_Do this_. Carry none of the pictures over; write out the complete data exactly.

----

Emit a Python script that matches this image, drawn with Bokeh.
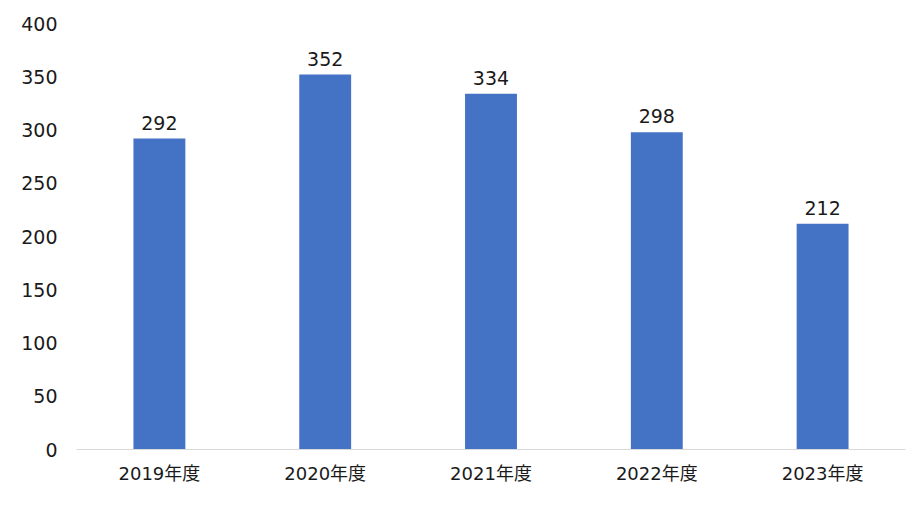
from bokeh.plotting import figure
from bokeh.models import ColumnDataSource, FactorRange, Range1d, FixedTicker, LabelSet
from bokeh.core.properties import value
from bokeh.embed import file_html
from bokeh.resources import INLINE

categories = ["2019年度", "2020年度", "2021年度", "2022年度", "2023年度"]
values = [292, 352, 334, 298, 212]
y_ticks = [0, 50, 100, 150, 200, 250, 300, 350, 400]

FONT = "DejaVu Sans, Noto Sans CJK JP"

src = ColumnDataSource(dict(cat=categories, val=values, lab=[str(v) for v in values]))

p = figure(width=913, height=500, output_backend="svg", toolbar_location=None,
           x_range=FactorRange(*categories, range_padding=0),
           y_range=Range1d(0, 400),
           min_border_left=76, min_border_right=8, min_border_top=23, min_border_bottom=51)
p.outline_line_color = None
p.xgrid.grid_line_color = None
p.ygrid.grid_line_color = None

p.vbar(x="cat", top="val", width=0.313, source=src, color="#4472C4", line_color=None)

labels = LabelSet(x="cat", y="val", text="lab", source=src, text_align="center",
                  text_baseline="bottom", y_offset=9, text_font=value(FONT),
                  text_font_size="19px", text_color="#1a1a1a")
p.add_layout(labels)

p.yaxis.ticker = FixedTicker(ticks=y_ticks)
p.yaxis.axis_line_color = None
p.yaxis.major_tick_line_color = None
p.yaxis.minor_tick_line_color = None
p.yaxis.major_label_standoff = 13
p.yaxis.major_label_text_font = FONT
p.yaxis.major_label_text_font_size = "19px"
p.yaxis.major_label_text_color = "#1a1a1a"

p.xaxis.axis_line_color = "#D9D9D9"
p.xaxis.axis_line_width = 1
p.xaxis.major_tick_line_color = None
p.xaxis.minor_tick_line_color = None
p.xaxis.major_label_standoff = 7
p.xaxis.major_label_text_font = FONT
p.xaxis.major_label_text_font_size = "18px"
p.xaxis.major_label_text_color = "#1a1a1a"

open("out.html", "w").write(file_html(p, INLINE))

----

_Finished task_.
Emit a Python script that matches this image, drawn with Bokeh.
from bokeh.plotting import figure
from bokeh.models import ColumnDataSource, FactorRange, Range1d, FixedTicker, LabelSet
from bokeh.core.properties import value
from bokeh.embed import file_html
from bokeh.resources import INLINE

categories = ["2019年度", "2020年度", "2021年度", "2022年度", "2023年度"]
values = [292, 352, 334, 298, 212]
y_ticks = [0, 50, 100, 150, 200, 250, 300, 350, 400]

FONT = "DejaVu Sans, Noto Sans CJK JP"

src = ColumnDataSource(dict(cat=categories, val=values, lab=[str(v) for v in values]))

p = figure(width=913, height=500, output_backend="svg", toolbar_location=None,
           x_range=FactorRange(*categories, range_padding=0),
           y_range=Range1d(0, 400),
           min_border_left=76, min_border_right=8, min_border_top=23, min_border_bottom=51)
p.outline_line_color = None
p.xgrid.grid_line_color = None
p.ygrid.grid_line_color = None

p.vbar(x="cat", top="val", width=0.313, source=src, color="#4472C4", line_color=None)

labels = LabelSet(x="cat", y="val", text="lab", source=src, text_align="center",
                  text_baseline="bottom", y_offset=9, text_font=value(FONT),
                  text_font_size="19px", text_color="#1a1a1a")
p.add_layout(labels)

p.yaxis.ticker = FixedTicker(ticks=y_ticks)
p.yaxis.axis_line_color = None
p.yaxis.major_tick_line_color = None
p.yaxis.minor_tick_line_color = None
p.yaxis.major_label_standoff = 13
p.yaxis.major_label_text_font = FONT
p.yaxis.major_label_text_font_size = "19px"
p.yaxis.major_label_text_color = "#1a1a1a"

p.xaxis.axis_line_color = "#D9D9D9"
p.xaxis.axis_line_width = 1
p.xaxis.major_tick_line_color = None
p.xaxis.minor_tick_line_color = None
p.xaxis.major_label_standoff = 7
p.xaxis.major_label_text_font = FONT
p.xaxis.major_label_text_font_size = "18px"
p.xaxis.major_label_text_color = "#1a1a1a"

open("out.html", "w").write(file_html(p, INLINE))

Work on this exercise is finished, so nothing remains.